Barley & Hops—that was the name of this magnificent place. I visited it numerous times during trips to visit family, before concerts at Pechanga, and after beer and winery touring, and always liked it. In fact, I had planned on heading over—this time with a camera—to finally get the necessary photos to share with you, dear readers, the best aspects of this restaurant, which in addition to offering hundreds of beers from all over the planet, also had some seriously tasty eats. Alas, that article will never be written. In its place is this posthumous lament and too-late testament to what was, in my humble opinion, the best place to enjoy good beer and good food in tandem in Temecula (and many of its surrounding communities, for that matter).

Barley & Hops’ merits were many, but the place would have been noteworthy among beerophiles for the singular fact the venue had connections with beer geek favorite, Russian River Brewing Company. Owner and brewmaster Vinnie Cilurzo has roots—grapevines, actually—in Temecula, where he grew up working at the family business, Cilurzo Winery (which has since been sold and is now the site of Bella Vista Winery). As such, he kept Blind Pig IPA, Pliny the Elder double IPA, and other treasured finds from his brewhouse rolling in to Barley & Hops. So much for that.

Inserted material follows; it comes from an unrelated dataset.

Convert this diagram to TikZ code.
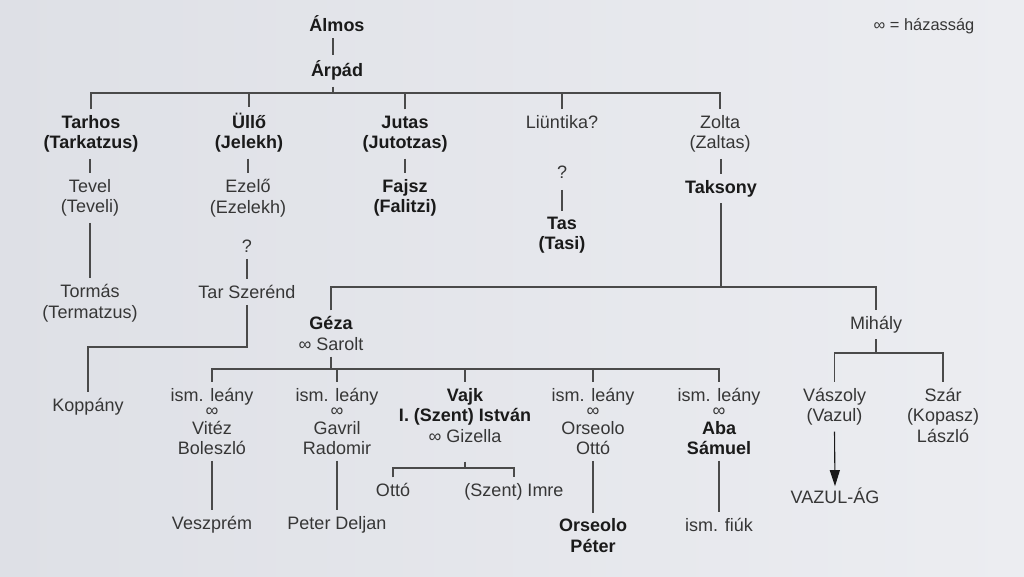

It’s a shame this business didn’t make it. It was probably a case of being ahead of the curve—too much craft beer focus for a community that lacks such focus just yet. Also, I suspect there was simply too much square footage; too many seats without the broad appeal to draw enough customers to fill them. The prices may have been a bit on the high side, as well, especially for products most of the patrons they were shopped to didn’t fully understand.

At any rate, for those who liked it and were planning a return trip, Barley & Hops is no more. RIP, trailblazers, and best of luck to any new restaurateurs who pick up where they left off.